------ SOURCE MATERIAL ------

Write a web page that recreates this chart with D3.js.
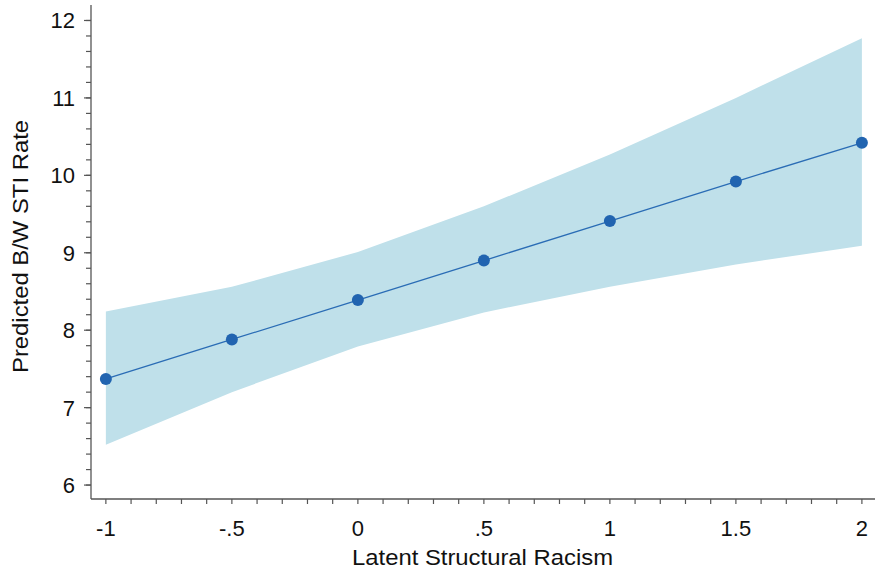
<!DOCTYPE html>
<html><head><meta charset="utf-8">
<script src="https://cdn.jsdelivr.net/npm/d3@7"></script>
<style>body{margin:0;background:#fff}svg{display:block}</style>
</head><body>
<script>
const xVals = [-1, -0.5, 0, 0.5, 1, 1.5, 2];
const predicted = [7.37, 7.88, 8.39, 8.90, 9.41, 9.92, 10.42];
const upper = [8.24, 8.56, 9.01, 9.60, 10.27, 11.00, 11.77];
const lower = [6.52, 7.20, 7.79, 8.23, 8.56, 8.85, 9.09];
const xTicks = [-1, -0.5, 0, 0.5, 1, 1.5, 2];
const xTickLabels = ["-1", "-.5", "0", ".5", "1", "1.5", "2"];
const yTicks = [6, 7, 8, 9, 10, 11, 12];

const W = 882, H = 571;
const svg = d3.select("body").append("svg").attr("width", W).attr("height", H);
const font = "'Liberation Sans', Arial, sans-serif";

const x = d3.scaleLinear().domain([-1.059, 2.052]).range([91, 875]);
const y = d3.scaleLinear().domain([5.82, 12.2]).range([499, 5]);

const data = xVals.map((v, i) => ({x: v, p: predicted[i], u: upper[i], l: lower[i]}));

svg.append("path").datum(data)
  .attr("fill", "#bfe0ea")
  .attr("d", d3.area().x(d => x(d.x)).y0(d => y(d.l)).y1(d => y(d.u)));

svg.append("path").datum(data)
  .attr("fill", "none").attr("stroke", "#2a6cb5").attr("stroke-width", 1.3)
  .attr("d", d3.line().x(d => x(d.x)).y(d => y(d.p)));

svg.selectAll("circle.pt").data(data).enter().append("circle")
  .attr("class", "pt")
  .attr("cx", d => x(d.x)).attr("cy", d => y(d.p)).attr("r", 6)
  .attr("fill", "#2164b0");

const axisColor = "#555";
const textColor = "#111";
// Y axis
const yAxis = svg.append("g").attr("transform", "translate(91,0)");
yAxis.append("line").attr("x1", 0).attr("x2", 0).attr("y1", y.range()[1]).attr("y2", y.range()[0])
  .attr("stroke", axisColor).attr("stroke-width", 1.3);
const yMinor = d3.range(6, 12.01, 0.2);
yAxis.selectAll("line.ym").data(yMinor).enter().append("line")
  .attr("x1", -5).attr("x2", 0).attr("y1", d => y(d)).attr("y2", d => y(d))
  .attr("stroke", axisColor).attr("stroke-width", 1.2);
yAxis.selectAll("line.yM").data(yTicks).enter().append("line")
  .attr("x1", -7).attr("x2", 0).attr("y1", d => y(d)).attr("y2", d => y(d))
  .attr("stroke", axisColor).attr("stroke-width", 1.2);
yAxis.selectAll("text").data(yTicks).enter().append("text")
  .attr("x", -16).attr("y", d => y(d)).attr("dy", "0.36em")
  .attr("text-anchor", "end").attr("font-family", font).attr("font-size", 22).attr("fill", textColor)
  .text(d => d);

// X axis
const xAxis = svg.append("g").attr("transform", "translate(0,499)");
xAxis.append("line").attr("x1", x.range()[0]).attr("x2", x.range()[1]).attr("y1", 0).attr("y2", 0)
  .attr("stroke", axisColor).attr("stroke-width", 1.3);
const xMinor = d3.range(-1, 2.001, 0.1);
xAxis.selectAll("line.xm").data(xMinor).enter().append("line")
  .attr("x1", d => x(d)).attr("x2", d => x(d)).attr("y1", 0).attr("y2", 5)
  .attr("stroke", axisColor).attr("stroke-width", 1.2);
xAxis.selectAll("text").data(xTicks).enter().append("text")
  .attr("x", d => x(d)).attr("y", 37)
  .attr("text-anchor", "middle").attr("font-family", font).attr("font-size", 22).attr("fill", textColor)
  .text((d, i) => xTickLabels[i]);

svg.append("text").attr("x", 482.5).attr("y", 565)
  .attr("text-anchor", "middle").attr("font-family", font).attr("font-size", 22).attr("fill", textColor)
  .attr("textLength", 261).attr("lengthAdjust", "spacingAndGlyphs")
  .text("Latent Structural Racism");
svg.append("text").attr("transform", "translate(28,246.5) rotate(-90)")
  .attr("text-anchor", "middle").attr("font-family", font).attr("font-size", 22).attr("fill", textColor)
  .attr("textLength", 253).attr("lengthAdjust", "spacingAndGlyphs")
  .text("Predicted B/W STI Rate");
</script>
</body></html>
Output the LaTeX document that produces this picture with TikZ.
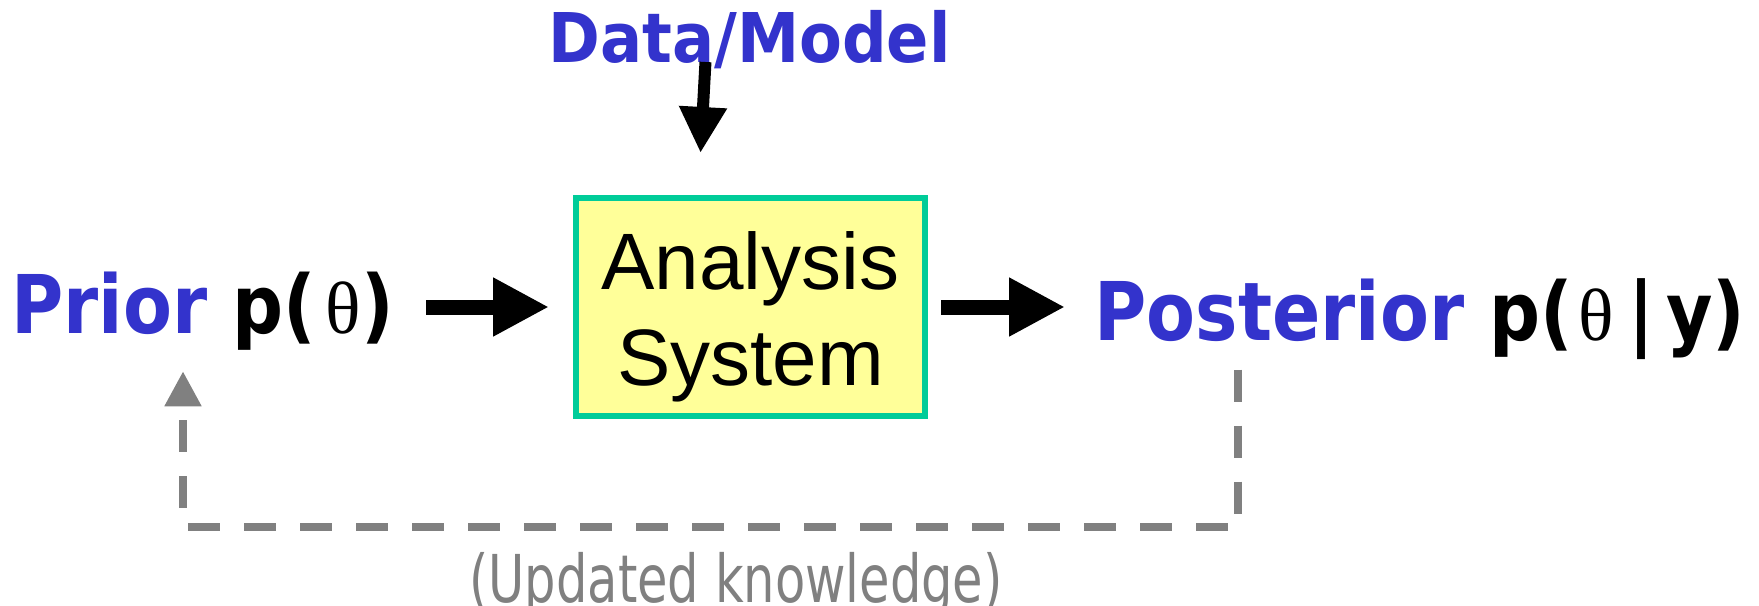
\documentclass[tikz,border=0pt]{standalone}
\usepackage{fontspec}
\usetikzlibrary{arrows.meta}

\definecolor{titleblue}{RGB}{51,51,204}
\definecolor{boxgreen}{RGB}{0,204,153}
\definecolor{boxyellow}{RGB}{255,255,153}
\definecolor{loopgray}{RGB}{128,128,128}

\newfontfamily\headfont[FakeStretch=0.88]{DejaVu Sans}
\newfontfamily\datafont[FakeStretch=0.91]{DejaVu Sans}
\newfontfamily\boxfont{Liberation Sans}
\newfontfamily\greekfont{Liberation Serif}
\newfontfamily\notefont[FakeStretch=0.75]{DejaVu Sans}

\newcommand{\thetasym}{{\greekfont\mdseries\fontsize{37pt}{40pt}\selectfont θ}}

\tikzset{
    headtext/.style = {inner sep = 0pt, anchor = base west,
        font = \headfont\bfseries\fontsize{40.5pt}{48pt}\selectfont},
    systembox/.style = {draw = boxgreen, fill = boxyellow, line width = 3pt,
        minimum width = 174.5pt, minimum height = 109pt, inner sep = 0pt,
        text height = 85pt, text depth = 7pt,
        align = center, font = \boxfont\fontsize{40pt}{48pt}\selectfont},
    flowarrow/.style = {line width = 7.5pt, -{Triangle[length = 28pt, width = 27.5pt]}},
    dataarrow/.style = {line width = 6pt, -{Triangle[length = 23pt, width = 22.5pt]}},
    feedback/.style = {draw = loopgray, line width = 4pt, dash pattern = on 16pt off 12pt,
        -{Triangle[length = 17.5pt, width = 17.5pt]}}
}

\begin{document}
\begin{tikzpicture}[x = 0.5pt, y = -0.5pt]
    \useasboundingbox (0, 0) rectangle (1759, 605);

    \node (box) [systembox] at (750.5, 307) {Analysis\\System};

    \node (prior) [headtext] at (11, 333)
        {\textcolor{titleblue}{Prior} p(\hspace{5pt}\thetasym)};
    \node (posterior) [headtext] at (1094, 340)
        {\textcolor{titleblue}{Posterior} p(\hspace{3pt}\thetasym\hspace{7pt}|\hspace{6pt}y)};
    \node (data) [headtext, font = \datafont\bfseries\fontsize{34.3pt}{40pt}\selectfont,
        text = titleblue] at (548, 62) {Data/Model};

    \draw [flowarrow, shorten <= 16pt, shorten >= 12pt] (box.west -| prior.east) -- (box.west);
    \draw [flowarrow, shorten <= 6.5pt, shorten >= 14.5pt] (box.east) -- (box.east -| posterior.west);
    \draw [dataarrow] ([xshift = -22pt]data.base) -- ([xshift = -25pt, yshift = 21pt]box.north);

    % feedback loop
    \coordinate (loopR) at (1238, 527);
    \coordinate (loopL) at (183, 527);
    \draw [feedback] ([yshift = -5pt]posterior.south -| loopR) -- (loopR) -- (loopL)
        -- ([yshift = -10.5pt]prior.south -| loopL);

    \node (note) [inner sep = 0pt, anchor = base, text = loopgray,
        font = \notefont\fontsize{33pt}{38pt}\selectfont] at (736, 602) {(Updated knowledge)};
\end{tikzpicture}
\end{document}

------

Each record should be quoted exactly, with the images omitted.

# RESPONSE BELOW
Write a web page that recreates this chart with D3.js.
<!DOCTYPE html>
<html><head><meta charset="utf-8">
<script src="https://cdn.jsdelivr.net/npm/d3@7"></script>
<style>body{margin:0;background:#fff}svg{display:block}</style>
</head><body>
<script>
const xVals = [-1, -0.5, 0, 0.5, 1, 1.5, 2];
const predicted = [7.37, 7.88, 8.39, 8.90, 9.41, 9.92, 10.42];
const upper = [8.24, 8.56, 9.01, 9.60, 10.27, 11.00, 11.77];
const lower = [6.52, 7.20, 7.79, 8.23, 8.56, 8.85, 9.09];
const xTicks = [-1, -0.5, 0, 0.5, 1, 1.5, 2];
const xTickLabels = ["-1", "-.5", "0", ".5", "1", "1.5", "2"];
const yTicks = [6, 7, 8, 9, 10, 11, 12];

const W = 882, H = 571;
const svg = d3.select("body").append("svg").attr("width", W).attr("height", H);
const font = "'Liberation Sans', Arial, sans-serif";

const x = d3.scaleLinear().domain([-1.059, 2.052]).range([91, 875]);
const y = d3.scaleLinear().domain([5.82, 12.2]).range([499, 5]);

const data = xVals.map((v, i) => ({x: v, p: predicted[i], u: upper[i], l: lower[i]}));

svg.append("path").datum(data)
  .attr("fill", "#bfe0ea")
  .attr("d", d3.area().x(d => x(d.x)).y0(d => y(d.l)).y1(d => y(d.u)));

svg.append("path").datum(data)
  .attr("fill", "none").attr("stroke", "#2a6cb5").attr("stroke-width", 1.3)
  .attr("d", d3.line().x(d => x(d.x)).y(d => y(d.p)));

svg.selectAll("circle.pt").data(data).enter().append("circle")
  .attr("class", "pt")
  .attr("cx", d => x(d.x)).attr("cy", d => y(d.p)).attr("r", 6)
  .attr("fill", "#2164b0");

const axisColor = "#555";
const textColor = "#111";
// Y axis
const yAxis = svg.append("g").attr("transform", "translate(91,0)");
yAxis.append("line").attr("x1", 0).attr("x2", 0).attr("y1", y.range()[1]).attr("y2", y.range()[0])
  .attr("stroke", axisColor).attr("stroke-width", 1.3);
const yMinor = d3.range(6, 12.01, 0.2);
yAxis.selectAll("line.ym").data(yMinor).enter().append("line")
  .attr("x1", -5).attr("x2", 0).attr("y1", d => y(d)).attr("y2", d => y(d))
  .attr("stroke", axisColor).attr("stroke-width", 1.2);
yAxis.selectAll("line.yM").data(yTicks).enter().append("line")
  .attr("x1", -7).attr("x2", 0).attr("y1", d => y(d)).attr("y2", d => y(d))
  .attr("stroke", axisColor).attr("stroke-width", 1.2);
yAxis.selectAll("text").data(yTicks).enter().append("text")
  .attr("x", -16).attr("y", d => y(d)).attr("dy", "0.36em")
  .attr("text-anchor", "end").attr("font-family", font).attr("font-size", 22).attr("fill", textColor)
  .text(d => d);

// X axis
const xAxis = svg.append("g").attr("transform", "translate(0,499)");
xAxis.append("line").attr("x1", x.range()[0]).attr("x2", x.range()[1]).attr("y1", 0).attr("y2", 0)
  .attr("stroke", axisColor).attr("stroke-width", 1.3);
const xMinor = d3.range(-1, 2.001, 0.1);
xAxis.selectAll("line.xm").data(xMinor).enter().append("line")
  .attr("x1", d => x(d)).attr("x2", d => x(d)).attr("y1", 0).attr("y2", 5)
  .attr("stroke", axisColor).attr("stroke-width", 1.2);
xAxis.selectAll("text").data(xTicks).enter().append("text")
  .attr("x", d => x(d)).attr("y", 37)
  .attr("text-anchor", "middle").attr("font-family", font).attr("font-size", 22).attr("fill", textColor)
  .text((d, i) => xTickLabels[i]);

svg.append("text").attr("x", 482.5).attr("y", 565)
  .attr("text-anchor", "middle").attr("font-family", font).attr("font-size", 22).attr("fill", textColor)
  .attr("textLength", 261).attr("lengthAdjust", "spacingAndGlyphs")
  .text("Latent Structural Racism");
svg.append("text").attr("transform", "translate(28,246.5) rotate(-90)")
  .attr("text-anchor", "middle").attr("font-family", font).attr("font-size", 22).attr("fill", textColor)
  .attr("textLength", 253).attr("lengthAdjust", "spacingAndGlyphs")
  .text("Predicted B/W STI Rate");
</script>
</body></html>
Output the LaTeX document that produces this picture with TikZ.
\documentclass[tikz,border=0pt]{standalone}
\usepackage{fontspec}
\usetikzlibrary{arrows.meta}

\definecolor{titleblue}{RGB}{51,51,204}
\definecolor{boxgreen}{RGB}{0,204,153}
\definecolor{boxyellow}{RGB}{255,255,153}
\definecolor{loopgray}{RGB}{128,128,128}

\newfontfamily\headfont[FakeStretch=0.88]{DejaVu Sans}
\newfontfamily\datafont[FakeStretch=0.91]{DejaVu Sans}
\newfontfamily\boxfont{Liberation Sans}
\newfontfamily\greekfont{Liberation Serif}
\newfontfamily\notefont[FakeStretch=0.75]{DejaVu Sans}

\newcommand{\thetasym}{{\greekfont\mdseries\fontsize{37pt}{40pt}\selectfont θ}}

\tikzset{
    headtext/.style = {inner sep = 0pt, anchor = base west,
        font = \headfont\bfseries\fontsize{40.5pt}{48pt}\selectfont},
    systembox/.style = {draw = boxgreen, fill = boxyellow, line width = 3pt,
        minimum width = 174.5pt, minimum height = 109pt, inner sep = 0pt,
        text height = 85pt, text depth = 7pt,
        align = center, font = \boxfont\fontsize{40pt}{48pt}\selectfont},
    flowarrow/.style = {line width = 7.5pt, -{Triangle[length = 28pt, width = 27.5pt]}},
    dataarrow/.style = {line width = 6pt, -{Triangle[length = 23pt, width = 22.5pt]}},
    feedback/.style = {draw = loopgray, line width = 4pt, dash pattern = on 16pt off 12pt,
        -{Triangle[length = 17.5pt, width = 17.5pt]}}
}

\begin{document}
\begin{tikzpicture}[x = 0.5pt, y = -0.5pt]
    \useasboundingbox (0, 0) rectangle (1759, 605);

    \node (box) [systembox] at (750.5, 307) {Analysis\\System};

    \node (prior) [headtext] at (11, 333)
        {\textcolor{titleblue}{Prior} p(\hspace{5pt}\thetasym)};
    \node (posterior) [headtext] at (1094, 340)
        {\textcolor{titleblue}{Posterior} p(\hspace{3pt}\thetasym\hspace{7pt}|\hspace{6pt}y)};
    \node (data) [headtext, font = \datafont\bfseries\fontsize{34.3pt}{40pt}\selectfont,
        text = titleblue] at (548, 62) {Data/Model};

    \draw [flowarrow, shorten <= 16pt, shorten >= 12pt] (box.west -| prior.east) -- (box.west);
    \draw [flowarrow, shorten <= 6.5pt, shorten >= 14.5pt] (box.east) -- (box.east -| posterior.west);
    \draw [dataarrow] ([xshift = -22pt]data.base) -- ([xshift = -25pt, yshift = 21pt]box.north);

    % feedback loop
    \coordinate (loopR) at (1238, 527);
    \coordinate (loopL) at (183, 527);
    \draw [feedback] ([yshift = -5pt]posterior.south -| loopR) -- (loopR) -- (loopL)
        -- ([yshift = -10.5pt]prior.south -| loopL);

    \node (note) [inner sep = 0pt, anchor = base, text = loopgray,
        font = \notefont\fontsize{33pt}{38pt}\selectfont] at (736, 602) {(Updated knowledge)};
\end{tikzpicture}
\end{document}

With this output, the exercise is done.